Oleh : Nasrudin Joha
Wapres Ma'ruf Amien, menyebut khilafah adalah sistem yang Islami. Namun, dia juga mengingatkan sistem yang lainnya seperti yang dianut Arab Saudi, Turki, Iran, Malaysia, dll, juga Islami.
Pendapat yang menyatakan khilafah Islami itu benar, sebab khilafah itu menerapkan hukum Islam, menerapkan hukum Allah SWT. Sementara Republik, itu tidak Islami. Kenapa ?
Republik itu maknanya, Re = kembali. Publik = Rakyat. Republik maknanya sebuah sistem pemerintahan yang menerapkan hukum kekuasaan kembali kepada hukum rakyat.

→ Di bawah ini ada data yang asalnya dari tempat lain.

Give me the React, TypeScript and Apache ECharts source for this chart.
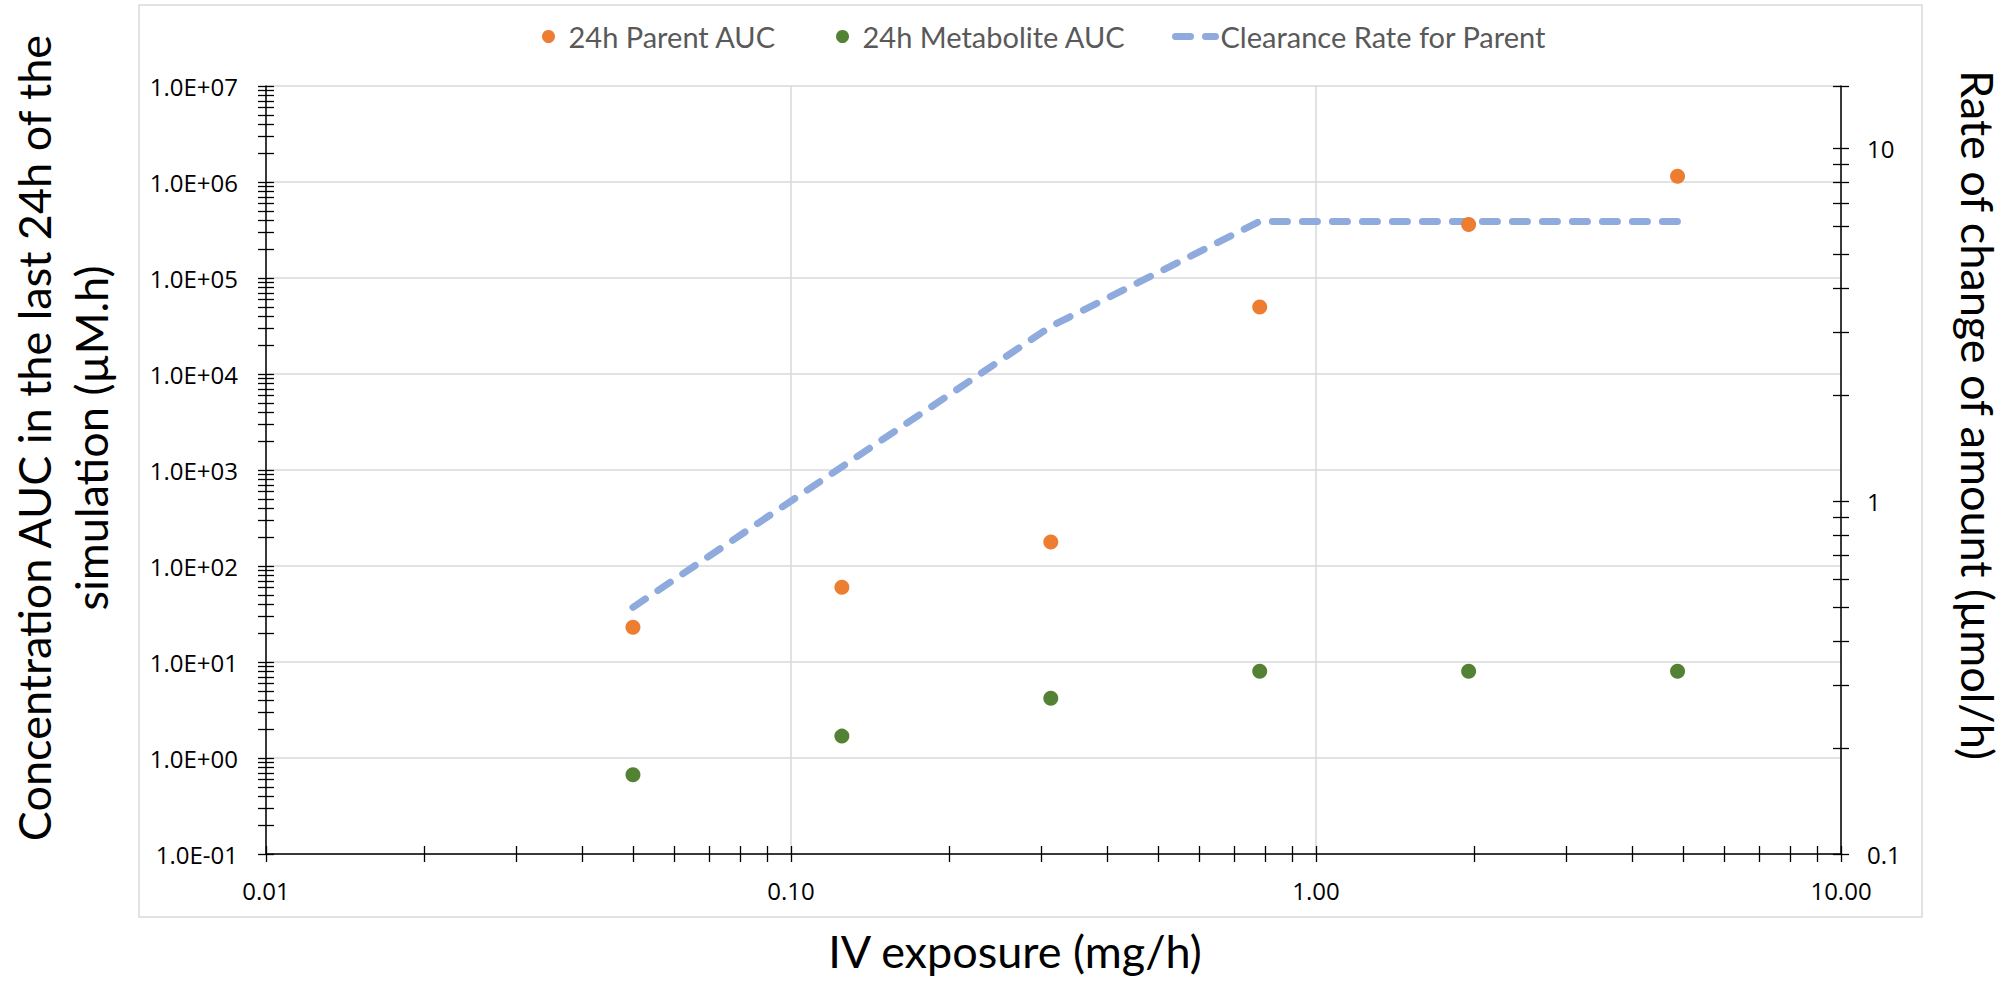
import React, { useEffect, useRef } from 'react';
import * as echarts from 'echarts';

// ---- data ----
const doses = [0.05, 0.125, 0.3125, 0.78125, 1.953125, 4.8828125];
const parentAUC = [23, 60, 178, 50000, 360000, 1150000];
const metaboliteAUC = [0.67, 1.69, 4.2, 8.0, 8.0, 8.0];
const clearanceRate = [0.5, 1.25, 3.125, 6.2, 6.2, 6.2];

const seriesNames = ['24h Parent AUC', '24h Metabolite AUC', 'Clearance Rate for Parent'];

// ---- tick labels ----
const xTickValues = [0.01, 0.1, 1, 10];
const xTickLabels = ['0.01', '0.10', '1.00', '10.00'];
const yLeftTickValues = [0.1, 1, 10, 100, 1e3, 1e4, 1e5, 1e6, 1e7];
const yLeftTickLabels = ['1.0E-01', '1.0E+00', '1.0E+01', '1.0E+02', '1.0E+03', '1.0E+04', '1.0E+05', '1.0E+06', '1.0E+07'];
const yRightTickValues = [0.1, 1, 10];
const yRightTickLabels = ['0.1', '1', '10'];

const xRange = [0.01, 10];
const yLeftRange = [0.1, 1e7];
const yRightRange = [0.1, 15];

const titles = {
  x: 'IV exposure (mg/h)',
  yLeft: 'Concentration AUC in the last 24h of the\nsimulation (µM.h)',
  yRight: 'Rate of change of amount (µmol/h)',
};

const labelFor = (values: number[], labels: string[]) => (v: number) => {
  const i = values.findIndex((t) => Math.abs(Math.log10(t) - Math.log10(v)) < 1e-6);
  return i >= 0 ? labels[i] : '';
};

// exponent positions of Excel-like log ticks (major + 2..9 minors)
const logTickExps = (lo: number, hi: number) => {
  const out: number[] = [];
  const a = Math.floor(Math.log10(lo) + 1e-9);
  const topExp = Math.log10(hi);
  for (let d = a; d < topExp; d++) {
    for (let k = 1; k <= 9; k++) {
      const e = d + Math.log10(k);
      if (e <= topExp + 1e-9) out.push(e);
    }
  }
  if (Math.abs(out[out.length - 1] - topExp) > 1e-9) out.push(topExp);
  return out;
};

const AXIS_COLOR = '#000';
const GRID_COLOR = '#D9D9D9';
const LABEL_FONT = 'Open Sans';
const TITLE_FONT = 'Lato';

const tickAxis = (range: number[], position: string, inside: boolean) => {
  const min = Math.log10(range[0]);
  const max = Math.log10(range[1]);
  return {
    type: 'value',
    gridIndex: 0,
    position,
    min,
    max,
    silent: true,
    axisLine: { show: false, onZero: false },
    axisLabel: { show: false },
    splitLine: { show: false },
    axisPointer: { show: false },
    axisTick: {
      show: true,
      inside,
      length: 8,
      customValues: logTickExps(range[0], range[1]),
      lineStyle: { color: AXIS_COLOR, width: 1.3 },
    },
  };
};

export default function App() {
  const ref = useRef<HTMLDivElement>(null);

  useEffect(() => {
    if (!ref.current) return;
    const chart = echarts.init(ref.current, undefined, { renderer: 'svg' });

    const labelStyle = { fontFamily: LABEL_FONT, fontSize: 24, color: '#000' };
    const legendText = { fontFamily: TITLE_FONT, fontSize: 29, color: '#595959' };

    const option: any = {
      animation: false,
      backgroundColor: '#fff',
      grid: { left: 266, right: 166, top: 86, bottom: 127, containLabel: false },
      legend: [
        {
          data: [seriesNames[0]],
          left: 542,
          top: 22,
          padding: 0,
          itemWidth: 30,
          itemHeight: 13,
          icon: 'circle',
          selectedMode: false,
          textStyle: legendText,
        },
        {
          data: [seriesNames[1]],
          left: 836,
          top: 22,
          padding: 0,
          itemWidth: 30,
          itemHeight: 13,
          icon: 'circle',
          selectedMode: false,
          textStyle: legendText,
        },
        {
          data: [seriesNames[2]],
          left: 1172,
          top: 22,
          padding: 0,
          itemWidth: 40,
          itemHeight: 13,
          itemGap: 0,
          selectedMode: false,
          itemStyle: { opacity: 0 },
          lineStyle: { width: 7 },
          textStyle: legendText,
        },
      ],
      xAxis: [
        {
          type: 'log',
          logBase: 10,
          gridIndex: 0,
          position: 'bottom',
          min: xRange[0],
          max: xRange[1],
          axisLine: { show: true, onZero: false, lineStyle: { color: AXIS_COLOR, width: 1.5 } },
          axisTick: { show: false },
          axisLabel: { ...labelStyle, margin: 24, formatter: labelFor(xTickValues, xTickLabels) },
          splitLine: { show: true, lineStyle: { color: GRID_COLOR, width: 1.5 } },
        },
        tickAxis(xRange, 'bottom', true),
        tickAxis(xRange, 'bottom', false),
      ],
      yAxis: [
        {
          type: 'log',
          logBase: 10,
          gridIndex: 0,
          position: 'left',
          min: yLeftRange[0],
          max: yLeftRange[1],
          axisLine: { show: true, onZero: false, lineStyle: { color: AXIS_COLOR, width: 1.5 } },
          axisTick: { show: false },
          axisLabel: { ...labelStyle, margin: 28, formatter: labelFor(yLeftTickValues, yLeftTickLabels) },
          splitLine: { show: true, lineStyle: { color: GRID_COLOR, width: 1.5 } },
        },
        {
          type: 'log',
          logBase: 10,
          gridIndex: 0,
          position: 'right',
          min: yRightRange[0],
          max: yRightRange[1],
          axisLine: { show: true, onZero: false, lineStyle: { color: AXIS_COLOR, width: 1.5 } },
          axisTick: { show: false },
          axisLabel: { ...labelStyle, margin: 26, formatter: labelFor(yRightTickValues, yRightTickLabels) },
          splitLine: { show: false },
        },
        tickAxis(yLeftRange, 'left', true),
        tickAxis(yLeftRange, 'left', false),
        tickAxis(yRightRange, 'right', true),
        tickAxis(yRightRange, 'right', false),
      ],
      series: [
        {
          name: seriesNames[2],
          type: 'line',
          xAxisIndex: 0,
          yAxisIndex: 1,
          data: doses.map((d, i) => [d, clearanceRate[i]]),
          symbol: 'none',
          showSymbol: false,
          color: '#8FAADC',
          lineStyle: { color: '#8FAADC', width: 7, type: [15, 15], cap: 'round', join: 'round' },
          z: 2,
        },
        {
          name: seriesNames[0],
          type: 'scatter',
          xAxisIndex: 0,
          yAxisIndex: 0,
          data: doses.map((d, i) => [d, parentAUC[i]]),
          symbol: 'circle',
          symbolSize: 15,
          itemStyle: { color: '#ED7D31', opacity: 1 },
          z: 3,
        },
        {
          name: seriesNames[1],
          type: 'scatter',
          xAxisIndex: 0,
          yAxisIndex: 0,
          data: doses.map((d, i) => [d, metaboliteAUC[i]]),
          symbol: 'circle',
          symbolSize: 15,
          itemStyle: { color: '#548235', opacity: 1 },
          z: 3,
        },
      ],
      graphic: [
        {
          type: 'rect',
          silent: true,
          z: -10,
          shape: { x: 139, y: 5, width: 1922 - 139, height: 917 - 5 },
          style: { fill: 'none', stroke: GRID_COLOR, lineWidth: 1.5 },
        },
        {
          type: 'text',
          silent: true,
          x: 62,
          y: 438,
          rotation: Math.PI / 2,
          style: {
            text: titles.yLeft,
            fontFamily: TITLE_FONT,
            fontSize: 45,
            lineHeight: 57,
            fill: '#000',
            align: 'center',
            verticalAlign: 'middle',
          },
        },
        {
          type: 'text',
          silent: true,
          x: 1978,
          y: 415,
          rotation: -Math.PI / 2,
          style: {
            text: titles.yRight,
            fontFamily: TITLE_FONT,
            fontSize: 45,
            fill: '#000',
            align: 'center',
            verticalAlign: 'middle',
          },
        },
        {
          type: 'text',
          silent: true,
          x: 1015,
          y: 951,
          style: {
            text: titles.x,
            fontFamily: TITLE_FONT,
            fontSize: 45,
            fill: '#000',
            align: 'center',
            verticalAlign: 'middle',
          },
        },
      ],
    };

    chart.setOption(option);
    return () => chart.dispose();
  }, []);

  return (
    <div
      ref={ref}
      style={{ position: 'fixed', left: 0, top: 0, width: 2007, height: 981, background: '#fff' }}
    />
  );
}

Jika ada masalah dalam sistem Republik, itu dikembalikan kepada publik (baca: rakyat). Jadi, rakyat itu menjadi sumber hukum, pemilik kedaulatan, dasar dan rujukan menetapkan halal dan haram, serta kaidah untuk menetapkan apakah perkara itu wajib, sunah, mubah, makruh dan haram.
Jika rakyat atau wakilnya di parlemen menyatakan halal maka hukumnya halal. Jika haram, hukumnya haram.
Didalam sistem Republik, riba itu halal karena wakil rakyat membuat UU yang menghalalkan riba. Padahal, dalam Islam riba itu jelas keharamannya. Zina dalam sistem Republik juga halal, karena DPR menetapkan UU bolehnya zina asal suka sama suka. Hukum ini bertentangan dengan hukum Islam yang menetapkan zina haram, baik suka sama suka, baik antara yang menikah atau belum menikah, baik zina berbayar atau zina gratisan, semuanya zina.
Definisi zina dalam Islam juga simple, yakni hubungan badan (jima') antara pria dan wanita tanpa akad nikah.
Jika hukum dalam sistem Republik seperti itu adanya, maka pendapat yang menyatakan sistem Republik itu Islami jelas batal, tak mengikat, cukuplah untuk dikesampingkan. Bahkan, pendapat yang menyatakan Republik itu Islami jelas batil, sesat dan menyesatkan.
Bagiamana dengan sistem kerajaan dan kekaisaran ? Apakah sistem pemerintahan ini juga Islami ? Jawabnya tidak. Kerajaan sumber hukumnya bukan dari Islam tapi dari Raja atau Ratu. Sementara kekaisaran, sumber hukumnya dari Kaisar.
Kembali ke soal khilafah, karena hanya khilafah yang Islami maka bagi umat Islam sistem pemerintahan yang dapat mewujudkan ketaatan itu hanya khilafah. Boleh menyelisihi sistem yang batil bahkan wajib menentangnya jika kebatilan itu akan menghancurkan syariat Islam.
Mengenai kesepakatan bangsa, sesunguhnya negeri ini dibangun diatas pilar pengkhianatan. Founding Father negeri ini, awalnya sepakat untuk menerapkan syariah Islam bagi pemeluknya.
Namun, tanpa musyawarah dan tanpa mufakat, para pengkhianat bangsa menghapus kesepakatan itu dan memaksakan sistem negeri ini sekuler, tidak terikat lagi pada syariat Islam. Lantas, darimana keharusan umat ini terikat dengan Sekulerisme ? Kesepakatan mana yang dimaksud mengikat ? Bukankah, negeri ini dibangun diatas pilar pengkhianatan ?
Jika komitmen dengan kesepakatan bangsa, maka semua elemen anak bangsa harus menghargai foundhing father yang ketika itu terdiri dari para ulama, menerapkan syariat Islam. Bukan memaksakan Sekulerisme, kemudian meminta terikat dengan Sekulerisme berdalih kesepakatan berbangsa. [].